Information supplied:
-.-.-

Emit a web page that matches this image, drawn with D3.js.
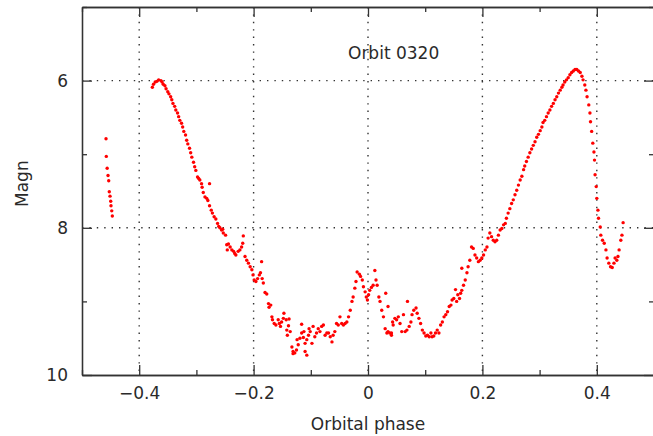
<!DOCTYPE html>
<html>
<head>
<meta charset="utf-8">
<script src="https://cdn.jsdelivr.net/npm/d3@7"></script>
<style>
  html, body { margin: 0; padding: 0; background: #fff; overflow: hidden; }
  .container { width: 653px; height: 436px; }
  svg { display: block; }
  text { font-family: "DejaVu Sans", sans-serif; font-size: 17px; fill: #2a2a2a; }
  .axis path, .axis line { stroke: #333; stroke-width: 1.3; }
  .grid line { stroke: #333; stroke-width: 1.4; stroke-dasharray: 1.4,6; }
</style>
</head>
<body>
<div class="container"></div>
<script>
var width = 653;
var height = 436;
var margin = {left: 82, top: 7, right: -1, bottom: 61};
var innerWidth = width - margin.left - margin.right;
var innerHeight = height - margin.top - margin.bottom;

// phase, magnitude
var tailPoints = [[-0.458,6.79],[-0.4575,7.03],[-0.456,7.19],[-0.4545,7.29],[-0.4533,7.36],[-0.4523,7.51],
	[-0.451,7.57],[-0.4498,7.64],[-0.4493,7.70],[-0.448,7.77],[-0.447,7.84]];

var fallPoints = [[-0.377,6.09],[-0.375,6.05],[-0.372,6.02],[-0.369,6.01],[-0.366,5.99],[-0.362,6.00],[-0.360,6.02],
	[-0.358,6.05],[-0.355,6.07],[-0.353,6.11],[-0.350,6.15],[-0.348,6.18],[-0.345,6.22],[-0.343,6.26],[-0.341,6.31],
	[-0.338,6.35],[-0.336,6.40],[-0.333,6.44],[-0.331,6.49],[-0.329,6.54],[-0.326,6.58],[-0.324,6.63],[-0.322,6.69],
	[-0.319,6.74],[-0.317,6.81],[-0.315,6.86],[-0.312,6.92],[-0.310,6.98],[-0.308,7.04],[-0.305,7.11],[-0.303,7.17],
	[-0.301,7.22],[-0.298,7.31],[-0.296,7.33],[-0.294,7.35],[-0.291,7.40],[-0.290,7.45],[-0.288,7.52],[-0.285,7.58],
	[-0.282,7.60],[-0.277,7.40],[-0.280,7.63],[-0.277,7.70],[-0.274,7.76],[-0.272,7.80],[-0.269,7.85],[-0.266,7.88],
	[-0.263,7.94],[-0.261,7.98],[-0.259,8.00],[-0.256,8.03],[-0.254,8.02],[-0.253,8.07],[-0.249,8.10],[-0.247,8.23],
	[-0.244,8.22],[-0.241,8.26],[-0.246,8.30],[-0.238,8.30],[-0.235,8.32],[-0.233,8.35],[-0.231,8.37],[-0.227,8.32],
	[-0.224,8.30],[-0.221,8.26],[-0.219,8.21],[-0.218,8.11],[-0.215,8.39],[-0.212,8.44],[-0.209,8.48],[-0.206,8.53],
	[-0.203,8.57],[-0.201,8.64],[-0.199,8.71],[-0.196,8.73],[-0.193,8.69],[-0.190,8.64],[-0.188,8.61],[-0.186,8.46],
	[-0.185,8.69],[-0.183,8.75]];

var troughPoints = [[-0.180,8.88],[-0.177,8.90],[-0.174,9.03],[-0.173,9.08],[-0.170,9.05],[-0.168,9.21],[-0.167,9.25],
	[-0.164,9.30],[-0.161,9.32],[-0.157,9.25],[-0.155,9.30],[-0.153,9.34],[-0.151,9.28],[-0.148,9.23],[-0.147,9.16],
	[-0.143,9.25],[-0.139,9.33],[-0.138,9.24],[-0.141,9.46],[-0.136,9.41],[-0.142,9.39],[-0.133,9.62],[-0.131,9.68],
	[-0.128,9.70],[-0.125,9.66],[-0.122,9.59],[-0.124,9.52],[-0.116,9.43],[-0.113,9.49],[-0.110,9.57],[-0.107,9.52],
	[-0.104,9.46],[-0.103,9.37],[-0.131,9.71],[-0.119,9.50],[-0.116,9.31],[-0.112,9.41],[-0.110,9.68],[-0.107,9.73],
	[-0.101,9.41],[-0.098,9.57],[-0.096,9.34],[-0.093,9.48],[-0.090,9.43],[-0.087,9.37],[-0.084,9.41],[-0.081,9.34],
	[-0.078,9.32],[-0.075,9.46],[-0.072,9.43],[-0.069,9.43],[-0.066,9.48],[-0.063,9.55],[-0.061,9.46],[-0.058,9.41],
	[-0.055,9.30],[-0.052,9.32],[-0.049,9.21],[-0.046,9.30],[-0.043,9.32],[-0.040,9.30],[-0.037,9.28],[-0.034,9.21],
	[-0.031,9.12],[-0.028,9.00],[-0.026,8.94],[-0.023,8.82],[-0.021,8.73],[-0.019,8.60],[-0.015,8.63],[-0.013,8.66],
	[-0.010,8.71],[-0.008,8.80],[-0.005,8.87],[-0.003,8.94],[-0.001,8.98],[0.001,8.91],[0.003,8.85],[0.006,8.81],
	[0.009,8.78],[0.012,8.58],[0.014,8.71],[0.016,8.78],[0.019,8.94],[0.021,9.00],[0.024,9.12],[0.027,9.21],
	[0.030,9.37],[0.033,9.43],[0.035,9.41],[0.038,9.43],[0.041,9.43],[0.043,9.28],[0.035,9.07],[0.047,9.23],
	[0.050,9.25],[0.053,9.21],[0.031,8.89],[0.041,9.46],[0.044,9.32],[0.056,9.30],[0.059,9.41],[0.062,9.18],
	[0.065,9.41],[0.068,9.39],[0.069,9.00],[0.072,9.34],[0.075,9.28],[0.077,9.18],[0.080,9.12],[0.084,9.09],
	[0.086,9.16],[0.089,9.23],[0.092,9.30],[0.095,9.39],[0.098,9.43],[0.101,9.47],[0.104,9.46],[0.107,9.48],
	[0.110,9.43],[0.112,9.48],[0.115,9.47],[0.118,9.43],[0.121,9.39],[0.124,9.43],[0.127,9.32],[0.130,9.28],
	[0.133,9.21],[0.136,9.18],[0.139,9.14],[0.142,9.07],[0.145,9.05],[0.147,8.98],[0.150,8.96]];

var risePoints = [[0.153,8.84],[0.155,9.00],[0.157,8.91],[0.160,8.96],[0.162,8.89],[0.164,8.85],[0.167,8.78],
	[0.170,8.71],[0.173,8.61],[0.175,8.53],[0.164,8.55],[0.178,8.44],[0.181,8.26],[0.184,8.28],[0.187,8.37],
	[0.190,8.41],[0.193,8.46],[0.196,8.44],[0.199,8.41],[0.202,8.37],[0.205,8.30],[0.208,8.26],[0.210,8.14],
	[0.213,8.07],[0.216,8.12],[0.219,8.17],[0.222,8.19],[0.225,8.17],[0.228,8.10],[0.231,8.03],[0.234,8.01],
	[0.237,7.96],[0.240,7.94],[0.242,7.87],[0.245,7.80],[0.248,7.74],[0.251,7.67],[0.254,7.62],[0.257,7.55],
	[0.260,7.49],[0.263,7.42],[0.266,7.35],[0.269,7.30],[0.272,7.21],[0.274,7.16],[0.277,7.10],[0.280,7.04],
	[0.283,6.98],[0.286,6.93],[0.289,6.88],[0.292,6.83],[0.295,6.77],[0.298,6.73],[0.301,6.68],[0.304,6.63],
	[0.306,6.57],[0.309,6.54],[0.312,6.49],[0.315,6.44],[0.318,6.40],[0.321,6.35],[0.324,6.31],[0.327,6.26],
	[0.330,6.22],[0.333,6.17],[0.336,6.13],[0.339,6.09],[0.341,6.06],[0.344,6.02],[0.347,5.99],[0.350,5.96],
	[0.353,5.92],[0.356,5.89],[0.359,5.87],[0.362,5.85],[0.365,5.85],[0.368,5.87],[0.371,5.89],[0.374,5.94],
	[0.376,5.99],[0.379,6.06],[0.381,6.13],[0.383,6.22],[0.386,6.33],[0.388,6.44],[0.389,6.56],[0.391,6.69],
	[0.393,6.85],[0.395,6.97],[0.396,7.08],[0.397,7.28],[0.399,7.44],[0.400,7.60],[0.402,7.76],[0.403,7.87],
	[0.406,7.99],[0.407,8.10],[0.410,8.17],[0.413,8.21],[0.416,8.30],[0.418,8.41],[0.421,8.48],[0.424,8.53],
	[0.427,8.54],[0.430,8.48],[0.432,8.41],[0.435,8.44],[0.437,8.39],[0.439,8.30],[0.442,8.17],[0.444,8.10],
	[0.446,7.93]];

var xMajorTicks = [-0.4, -0.2, 0, 0.2, 0.4];
var xMajorLabels = ['\u22120.4', '\u22120.2', '0', '0.2', '0.4'];
var xMinorTicks = [-0.5, -0.3, -0.1, 0.1, 0.3, 0.5];
var yMajorTicks = [6, 8, 10];
var yMinorTicks = [5, 7, 9];
var xGrid = [-0.4, -0.2, 0, 0.2, 0.4];
var yGrid = [6, 8];
var title = 'Orbit 0320';
var xTitle = 'Orbital phase';
var yTitle = 'Magn';

var translate = function(x, y) {
	return 'translate(' + x + ',' + y + ')';
};

var draw = function() {
	var svg = d3.select('.container').append('svg')
		.attr('width', width)
		.attr('height', height);

	var xScale = d3.scaleLinear().domain([-0.5, 0.5]).range([0, innerWidth]);
	var yScale = d3.scaleLinear().domain([5, 10]).range([0, innerHeight]);

	var plot = svg.append('g').attr('transform', translate(margin.left, margin.top));

	// dotted grid
	plot.append('g').classed('grid', true).selectAll('line').data(xGrid).enter()
		.append('line')
		.attr('x1', function(d) { return xScale(d); })
		.attr('x2', function(d) { return xScale(d); })
		.attr('y1', 0).attr('y2', innerHeight);
	plot.append('g').classed('grid', true).selectAll('line').data(yGrid).enter()
		.append('line')
		.attr('y1', function(d) { return yScale(d); })
		.attr('y2', function(d) { return yScale(d); })
		.attr('x1', 0).attr('x2', innerWidth);

	// frame ticks pointing inwards
	var addAxis = function(axis, x, y) {
		var g = plot.append('g').classed('axis', true).attr('transform', translate(x, y)).call(axis);
		g.select('.domain').attr('fill', 'none');
		g.selectAll('text').filter(function() { return this.textContent === ''; }).remove();
		return g;
	};

	addAxis(d3.axisBottom(xScale).tickValues(xMinorTicks).tickSizeInner(-5).tickSizeOuter(0).tickFormat(''), 0, innerHeight);
	addAxis(d3.axisBottom(xScale).tickValues(xMajorTicks).tickSizeInner(-10).tickSizeOuter(0).tickPadding(12)
		.tickFormat(function(d, i) { return xMajorLabels[i]; }), 0, innerHeight);
	addAxis(d3.axisTop(xScale).tickValues(xMinorTicks).tickSizeInner(-5).tickSizeOuter(0).tickFormat(''), 0, 0);
	addAxis(d3.axisTop(xScale).tickValues(xMajorTicks).tickSizeInner(-10).tickSizeOuter(0).tickFormat(''), 0, 0);

	addAxis(d3.axisLeft(yScale).tickValues(yMinorTicks).tickSizeInner(-5).tickSizeOuter(0).tickFormat(''), 0, 0);
	addAxis(d3.axisLeft(yScale).tickValues(yMajorTicks).tickSizeInner(-10).tickSizeOuter(0).tickPadding(14)
		.tickFormat(d3.format('d')), 0, 0);
	addAxis(d3.axisRight(yScale).tickValues(yMinorTicks).tickSizeInner(-5).tickSizeOuter(0).tickFormat(''), innerWidth, 0);
	addAxis(d3.axisRight(yScale).tickValues(yMajorTicks).tickSizeInner(-10).tickSizeOuter(0).tickFormat(''), innerWidth, 0);

	svg.selectAll('.axis').attr('font-size', null).attr('font-family', null);

	// observations
	var allPoints = tailPoints.concat(fallPoints, troughPoints, risePoints);
	plot.append('g').selectAll('circle').data(allPoints).enter()
		.append('circle')
		.attr('cx', function(d) { return xScale(d[0]); })
		.attr('cy', function(d) { return yScale(d[1]); })
		.attr('r', 1.7)
		.attr('fill', '#ff0000');

	svg.append('text')
		.attr('x', 348).attr('y', 59)
		.text(title);

	svg.append('text')
		.attr('x', margin.left + xScale(0)).attr('y', 430)
		.attr('text-anchor', 'middle')
		.text(xTitle);

	svg.append('text')
		.attr('transform', translate(28, margin.top + yScale(7.4)) + ' rotate(-90)')
		.attr('text-anchor', 'middle')
		.text(yTitle);
};

window.onload = draw;
</script>
</body>
</html>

-.-.-

Your task is to return the lines above, from the first one up to and including the line containing "var innerHeight = height", minus any pictures.

Emit a web page that matches this image, drawn with D3.js.
<!DOCTYPE html>
<html>
<head>
<meta charset="utf-8">
<script src="https://cdn.jsdelivr.net/npm/d3@7"></script>
<style>
  html, body { margin: 0; padding: 0; background: #fff; overflow: hidden; }
  .container { width: 653px; height: 436px; }
  svg { display: block; }
  text { font-family: "DejaVu Sans", sans-serif; font-size: 17px; fill: #2a2a2a; }
  .axis path, .axis line { stroke: #333; stroke-width: 1.3; }
  .grid line { stroke: #333; stroke-width: 1.4; stroke-dasharray: 1.4,6; }
</style>
</head>
<body>
<div class="container"></div>
<script>
var width = 653;
var height = 436;
var margin = {left: 82, top: 7, right: -1, bottom: 61};
var innerWidth = width - margin.left - margin.right;
var innerHeight = height - margin.top - margin.bottom;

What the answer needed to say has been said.